Mom often (always) feeling worthless and as failure as mother (we had to assure her of something else, and still has to?)!! Dad hardly seeing us at all and even less treating us with respect and as equals… (I, and maybe more of my siblings, had it easier at school than he had had?). He looked up to professors etc. And what was a child compared to a professor?? Nothing! As a professor was a better person too.

Dad and his sister had got the opportunity to learn to play instruments when they grew up. Dad the violin and his sister piano. A little surprising I think, from what I know. My grandparents belonged to the lower middle-class??? But there was more artist-interests in that family and more educated people than in mom's.

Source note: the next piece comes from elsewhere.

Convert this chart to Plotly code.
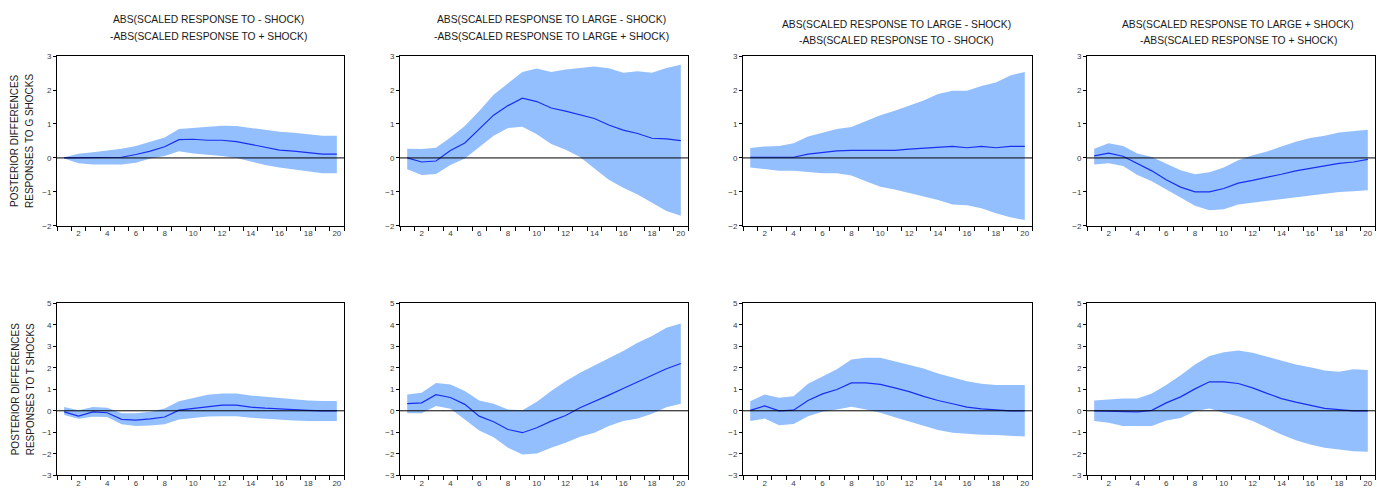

When dad started his education to agronomist in Uppsala he took contact with an opera-singer in Stockholm, Augustin Kock… I don’t know if this held him up during his protracted studies at Ultuna, the agricultural college in Sweden (now belonging, and then too belonging, to the Uppsala University).

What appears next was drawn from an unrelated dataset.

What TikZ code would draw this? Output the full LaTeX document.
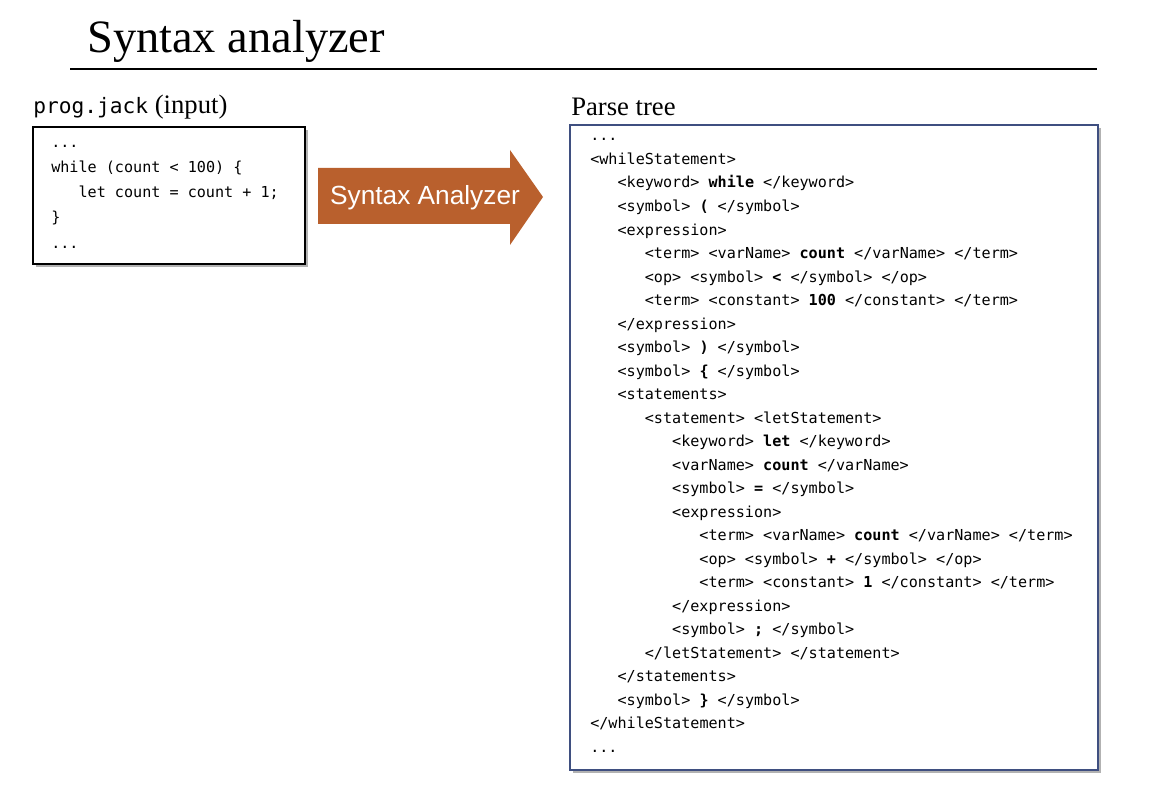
\documentclass[tikz,border=0pt]{standalone}
\usepackage{fontspec}
\setmainfont{Liberation Serif}
\setsansfont{Liberation Sans}
\setmonofont{DejaVu Sans Mono}
\usetikzlibrary{shadows}
\definecolor{arrowbrown}{RGB}{185,96,45}
\definecolor{treeborder}{RGB}{63,79,128}
\tikzset{
  codetext/.style={inner sep=0pt, anchor=base west, font=\fontsize{11.34pt}{13pt}\ttfamily},
  boxshadow/.style={drop shadow={shadow xshift=2.2pt, shadow yshift=-2.2pt, opacity=0.3, fill=black}},
  inbox/.style={draw=black, line width=0.9pt, fill=white, boxshadow, minimum width=204pt, minimum height=102.75pt, inner sep=0pt},
  treebox/.style={draw=treeborder, line width=0.9pt, fill=white, boxshadow, minimum width=396pt, minimum height=483.75pt, inner sep=0pt},
  heading/.style={inner sep=0pt, anchor=base west, font=\fontsize{20pt}{24pt}\selectfont},
}
\newcommand\ptline[4]{\node[codetext] (#1) at ({590+27.3*#2}, {141+23.5*#3}) {#4};}
\newcommand\inline[4]{\node[codetext] (#1) at ({51+27.3*#2}, {148+25*#3}) {#4};}
\begin{document}
\begin{tikzpicture}[x=0.75pt, y=-0.75pt]
\useasboundingbox (0,0) rectangle (1166,802);
% title
\node[inner sep=0pt, anchor=base west, font=\fontsize{34.8pt}{40pt}\selectfont] (title) at (87,53) {Syntax analyzer};
\coordinate (ruleL) at (70,69);
\coordinate (ruleR) at (1097,69);
\draw[line width=1.5pt] (ruleL) -- (ruleR);
% labels
\node[heading] (inlabel) at (33,114) {{\fontsize{15.9pt}{20pt}\ttfamily prog.jack} (input)};
\node[heading] (treelabel) at (571,116) {Parse tree};
% boxes
\node[inbox] (input) at (169,195.5) {};
\node[treebox] (tree) at (834,447.5) {};
% input code
\inline{i0}{0}{0}{...}
\inline{i1}{0}{1}{while (count < 100) \{}
\inline{i2}{1}{2}{let count = count + 1;}
\inline{i3}{0}{3}{\}}
\inline{i4}{0}{4}{...}
% arrow
\fill[arrowbrown] (318,168) -- (510,168) -- (510,150) -- (543,197) -- (510,245) -- (510,224) -- (318,224) -- cycle;
\node[inner sep=0pt, text=white, font=\sffamily\fontsize{19.7pt}{23pt}\selectfont] (analyzer) at (425,198) {Syntax Analyzer};
% parse tree
\ptline{t0}{0}{0}{...}
\ptline{t1}{0}{1}{<whileStatement>}
\ptline{t2}{1}{2}{<keyword> \textbf{while} </keyword>}
\ptline{t3}{1}{3}{<symbol> \textbf{(} </symbol>}
\ptline{t4}{1}{4}{<expression>}
\ptline{t5}{2}{5}{<term> <varName> \textbf{count} </varName> </term>}
\ptline{t6}{2}{6}{<op> <symbol> \textbf{<} </symbol> </op>}
\ptline{t7}{2}{7}{<term> <constant> \textbf{100} </constant> </term>}
\ptline{t8}{1}{8}{</expression>}
\ptline{t9}{1}{9}{<symbol> \textbf{)} </symbol>}
\ptline{t10}{1}{10}{<symbol> \textbf{\{} </symbol>}
\ptline{t11}{1}{11}{<statements>}
\ptline{t12}{2}{12}{<statement> <letStatement>}
\ptline{t13}{3}{13}{<keyword> \textbf{let} </keyword>}
\ptline{t14}{3}{14}{<varName> \textbf{count} </varName>}
\ptline{t15}{3}{15}{<symbol> \textbf{=} </symbol>}
\ptline{t16}{3}{16}{<expression>}
\ptline{t17}{4}{17}{<term> <varName> \textbf{count} </varName> </term>}
\ptline{t18}{4}{18}{<op> <symbol> \textbf{+} </symbol> </op>}
\ptline{t19}{4}{19}{<term> <constant> \textbf{1} </constant> </term>}
\ptline{t20}{3}{20}{</expression>}
\ptline{t21}{3}{21}{<symbol> \textbf{;} </symbol>}
\ptline{t22}{2}{22}{</letStatement> </statement>}
\ptline{t23}{1}{23}{</statements>}
\ptline{t24}{1}{24}{<symbol> \textbf{\}} </symbol>}
\ptline{t25}{0}{25}{</whileStatement>}
\ptline{t26}{0}{26}{...}
\end{tikzpicture}
\end{document}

When he was student at the gymnasium in the town where I am living since long, he was lodger or roomer during the weeks since his parents lived 50 km away, and then the communications were quite different compared to today too… Dad quited the gymnasium here 1940, one year later than the class-mates in his age… He has said to mom that many times when he should go back to school on Sundays there was a quarrel at home, so when he went away for a whole week he was quite out of mood… Leaving not being in balance...

When I started to play the piano (at 9 years) he fairly soon wanted me to accompany his singing…

But my one and only interest wasn’t music though…

Yes, there is a lot more to tell… Maybe more about that later!?